From Untimely Papers, by Randolph Bourne; B. W. Huebsch; New York, 1919.
Women Who Dared
—Emily G. Balch
When I sailed on the Noordam in April 1915 with the forty-two other American delegates to the International Congress of Women at The Hague, it looked doubtful to me, as it did to many others, how valuable the meeting could be made. I felt, however, that even a shadow of chance to serve the cause of peace could not to-day be refused. Never have I been so thankful for any decision. As I look at it now, the undertaking repaid all that it cost us a hundred-fold.
In this world upheaval the links that bind the peoples have been strained and snapped on every side. Of all the international gatherings that help to draw the nations together, since the fatal days of July, 1914, practically none have been convened. Science, medicine, reform, labor, religion—not one of these causes has yet been able to gather its followers from across the dividing frontiers.
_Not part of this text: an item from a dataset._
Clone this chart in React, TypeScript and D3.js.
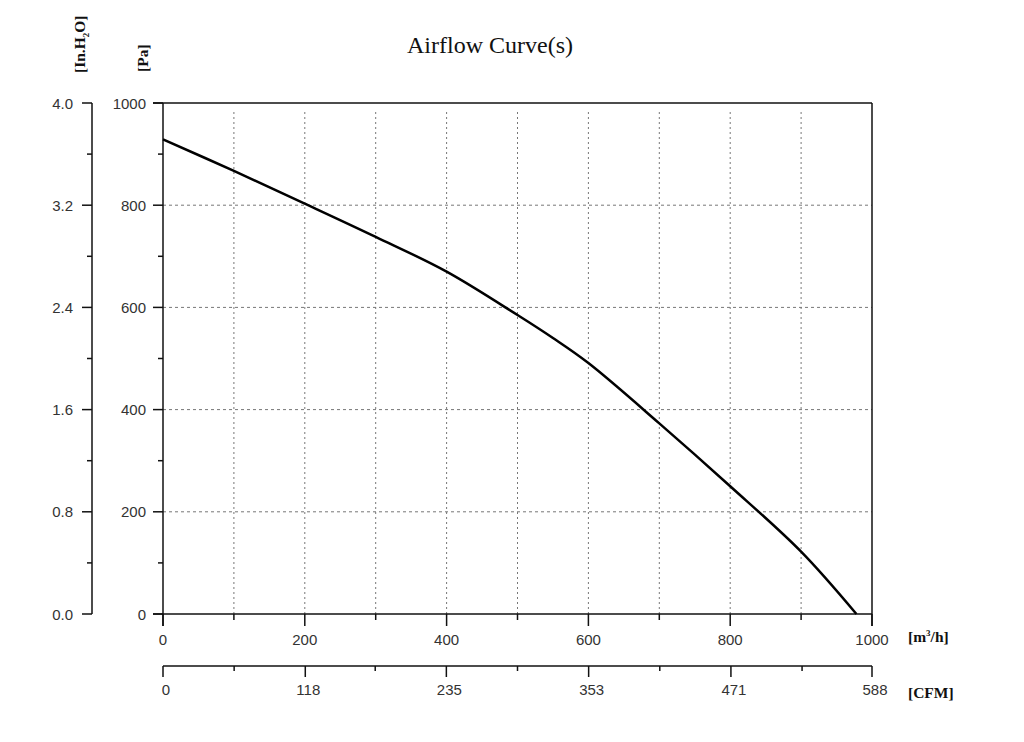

Our whole experience has been an interesting one. Sunny weather and a boat steadied by a heavy load of grain made it possible for the American delegates to study and deliberate together during the voyage. We were stopped one evening under the menace of a little machine gun trained full upon us by a boat alongside while two German stowaways were taken off and searched and carried away. If the proceeding had been staged for dramatic purpose, it could not have been more effective. One prisoner, with a rope about him to prevent his escaping or falling overboard, shouted Hoch der Kaiser, Deutschland uber Alles, before he stepped upon the swaying ladder over the ship’s side; both prisoners in the boat below us, with hands held up above their heads, were searched in front of that ever-pointing little cannon, then the sailors carried blankets and cups of hot coffee to them in the hold. All this, lighted by the ship’s lanterns, was just below us as we hung over the ship’s side.